▸ GIVEN INFORMATION:
────────────────────────────────────────
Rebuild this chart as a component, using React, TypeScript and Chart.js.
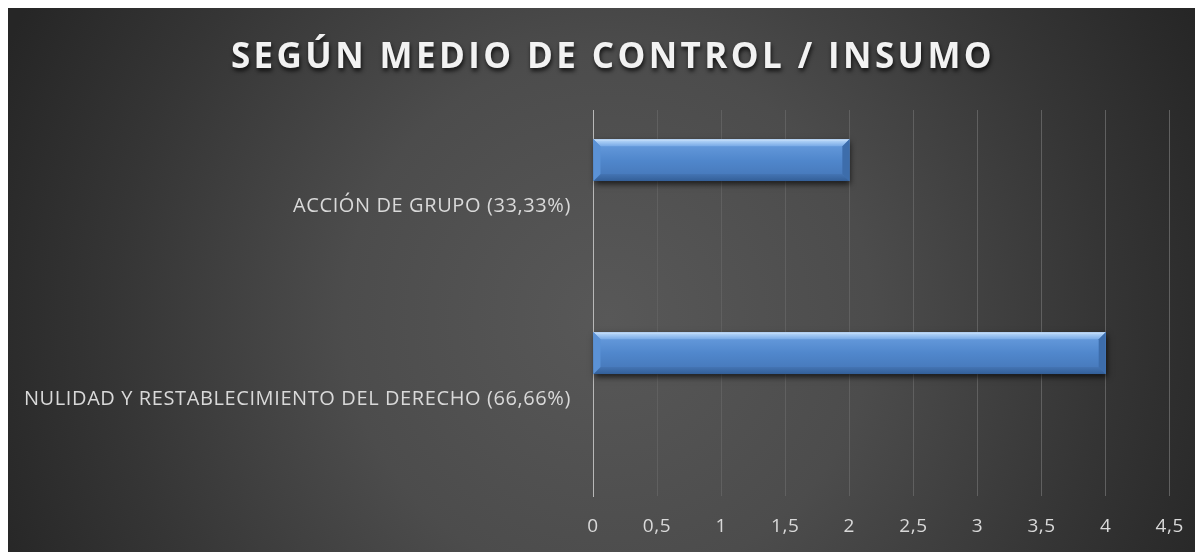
import React, { useEffect, useRef } from "react";
import { Chart, registerables } from "chart.js";

Chart.register(...registerables);

const TITLE = "SEGÚN MEDIO DE CONTROL / INSUMO";
const categories = [
  "ACCIÓN DE GRUPO (33,33%)",
  "NULIDAD Y RESTABLECIMIENTO DEL DERECHO (66,66%)",
];
const seriesValues = [2, 4];
const emptySeries = [null, null];
const xMin = 0;
const xMax = 4.5;
const xStep = 0.5;

const FONT = "'Open Sans', 'Noto Sans', sans-serif";
const AXIS_SPACING = "0.6px";

const spacingPlugin = {
  id: "spacingPlugin",
  beforeLayout(chart: any) {
    try {
      chart.ctx.letterSpacing = AXIS_SPACING;
    } catch (e) {}
  },
  beforeDraw(chart: any) {
    try {
      chart.ctx.letterSpacing = AXIS_SPACING;
    } catch (e) {}
  },
};

const bgPlugin = {
  id: "bgPlugin",
  beforeDraw(chart: any) {
    const { ctx, width, height } = chart;
    ctx.save();
    const cx = 600;
    const cy = 310;
    const g = ctx.createRadialGradient(cx, cy, 0, cx, cy, 660);
    g.addColorStop(0, "#585858");
    g.addColorStop(0.4, "#4c4c4c");
    g.addColorStop(0.75, "#353535");
    g.addColorStop(1, "#262626");
    ctx.fillStyle = g;
    ctx.fillRect(0, 0, width, height);
    ctx.restore();
  },
  afterDraw(chart: any) {
    const { ctx } = chart;
    ctx.save();
    ctx.font = `bold 35px ${FONT}`;
    try {
      (ctx as any).letterSpacing = "3.4px";
    } catch (e) {}
    ctx.textAlign = "center";
    ctx.textBaseline = "middle";
    ctx.shadowColor = "rgba(0,0,0,0.75)";
    ctx.shadowBlur = 4;
    ctx.shadowOffsetX = 1;
    ctx.shadowOffsetY = 3;
    ctx.fillStyle = "#f2f2f2";
    ctx.fillText(TITLE, 605, 50);
    ctx.restore();
  },
};

const bevelPlugin = {
  id: "bevelPlugin",
  beforeDatasetsDraw(chart: any) {
    const { ctx } = chart;
    const meta = chart.getDatasetMeta(0);
    ctx.save();
    meta.data.forEach((bar: any) => {
      if (bar.x == null || isNaN(bar.x)) return;
      const x0 = Math.min(bar.base, bar.x);
      const x1 = Math.max(bar.base, bar.x);
      const y0 = bar.y - bar.height / 2;
      ctx.shadowColor = "rgba(0,0,0,0.7)";
      ctx.shadowBlur = 6;
      ctx.shadowOffsetX = 1;
      ctx.shadowOffsetY = 3;
      ctx.fillStyle = "#3b6aa6";
      ctx.fillRect(x0, y0, x1 - x0, bar.height);
    });
    ctx.restore();
  },
  afterDatasetsDraw(chart: any) {
    const { ctx } = chart;
    const meta = chart.getDatasetMeta(0);
    ctx.save();
    meta.data.forEach((bar: any) => {
      if (bar.x == null || isNaN(bar.x)) return;
      const x0 = Math.min(bar.base, bar.x);
      const x1 = Math.max(bar.base, bar.x);
      const y0 = bar.y - bar.height / 2;
      const y1 = bar.y + bar.height / 2;
      const b = 7;
      const g = ctx.createLinearGradient(0, y0, 0, y1);
      g.addColorStop(0, "#6b9fe0");
      g.addColorStop(0.5, "#5087cc");
      g.addColorStop(1, "#4475b6");
      ctx.fillStyle = g;
      ctx.fillRect(x0, y0, x1 - x0, y1 - y0);
      const gt = ctx.createLinearGradient(0, y0, 0, y0 + b);
      gt.addColorStop(0, "#d2e6fb");
      gt.addColorStop(0.3, "#a9cdf5");
      gt.addColorStop(1, "#77a9e6");
      ctx.fillStyle = gt;
      ctx.beginPath();
      ctx.moveTo(x0, y0);
      ctx.lineTo(x1, y0);
      ctx.lineTo(x1 - b, y0 + b);
      ctx.lineTo(x0 + b, y0 + b);
      ctx.closePath();
      ctx.fill();
      const gb = ctx.createLinearGradient(0, y1 - b, 0, y1);
      gb.addColorStop(0, "#4474b3");
      gb.addColorStop(1, "#335f98");
      ctx.fillStyle = gb;
      ctx.beginPath();
      ctx.moveTo(x0, y1);
      ctx.lineTo(x1, y1);
      ctx.lineTo(x1 - b, y1 - b);
      ctx.lineTo(x0 + b, y1 - b);
      ctx.closePath();
      ctx.fill();
      ctx.fillStyle = "#3d6dab";
      ctx.beginPath();
      ctx.moveTo(x1, y0);
      ctx.lineTo(x1, y1);
      ctx.lineTo(x1 - b, y1 - b);
      ctx.lineTo(x1 - b, y0 + b);
      ctx.closePath();
      ctx.fill();
      ctx.fillStyle = "#5b92d6";
      ctx.beginPath();
      ctx.moveTo(x0, y0);
      ctx.lineTo(x0, y1);
      ctx.lineTo(x0 + b, y1 - b);
      ctx.lineTo(x0 + b, y0 + b);
      ctx.closePath();
      ctx.fill();
    });
    ctx.restore();
  },
};

export default function App() {
  const ref = useRef<HTMLCanvasElement | null>(null);

  useEffect(() => {
    if (!ref.current) return;
    const chart = new Chart(ref.current, {
      type: "bar",
      data: {
        labels: categories,
        datasets: [
          {
            label: "Procesos",
            data: seriesValues,
            backgroundColor: "#5087cc",
            borderWidth: 0,
            categoryPercentage: 0.96,
            barPercentage: 0.45,
          },
          {
            label: "",
            data: emptySeries as any,
            backgroundColor: "rgba(0,0,0,0)",
            borderWidth: 0,
            categoryPercentage: 0.96,
            barPercentage: 0.45,
          },
        ],
      },
      options: {
        indexAxis: "y",
        animation: false,
        responsive: false,
        maintainAspectRatio: false,
        layout: { padding: { top: 102, right: 32, left: 0, bottom: 0 } },
        plugins: {
          legend: { display: false },
          title: { display: false },
          tooltip: { enabled: false },
        },
        scales: {
          x: {
            min: xMin,
            max: xMax,
            ticks: {
              stepSize: xStep,
              color: "#d9d9d9",
              font: { family: FONT, size: 19 },
              padding: 19,
              callback: (v: any) => String(v).replace(".", ","),
            },
            grid: {
              color: (c: any) => (c.index === 0 ? "rgba(0,0,0,0)" : "#606060"),
              lineWidth: 1,
              drawTicks: false,
            },
            border: { display: false },
            afterFit: (s: any) => {
              s.height = 56;
            },
          },
          y: {
            ticks: {
              color: "#d9d9d9",
              font: { family: FONT, size: 20 },
              padding: 22,
            },
            grid: { display: false, drawTicks: false },
            border: { display: true, color: "#b8b8b8", width: 1 },
            afterFit: (s: any) => {
              s.width = 585;
            },
          },
        },
      },
      plugins: [spacingPlugin, bgPlugin, bevelPlugin],
    });
    return () => chart.destroy();
  }, []);

  return (
    <div style={{ width: 1195, height: 544 }}>
      <canvas ref={ref} width={1195} height={544} style={{ display: "block" }} />
    </div>
  );
}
────────────────────────────────────────
▸ THE PROBLEM:
State how many lines of the listing above hold the word "React", with nothing but the number.

▸ RESPONSE TO THE TASK:
2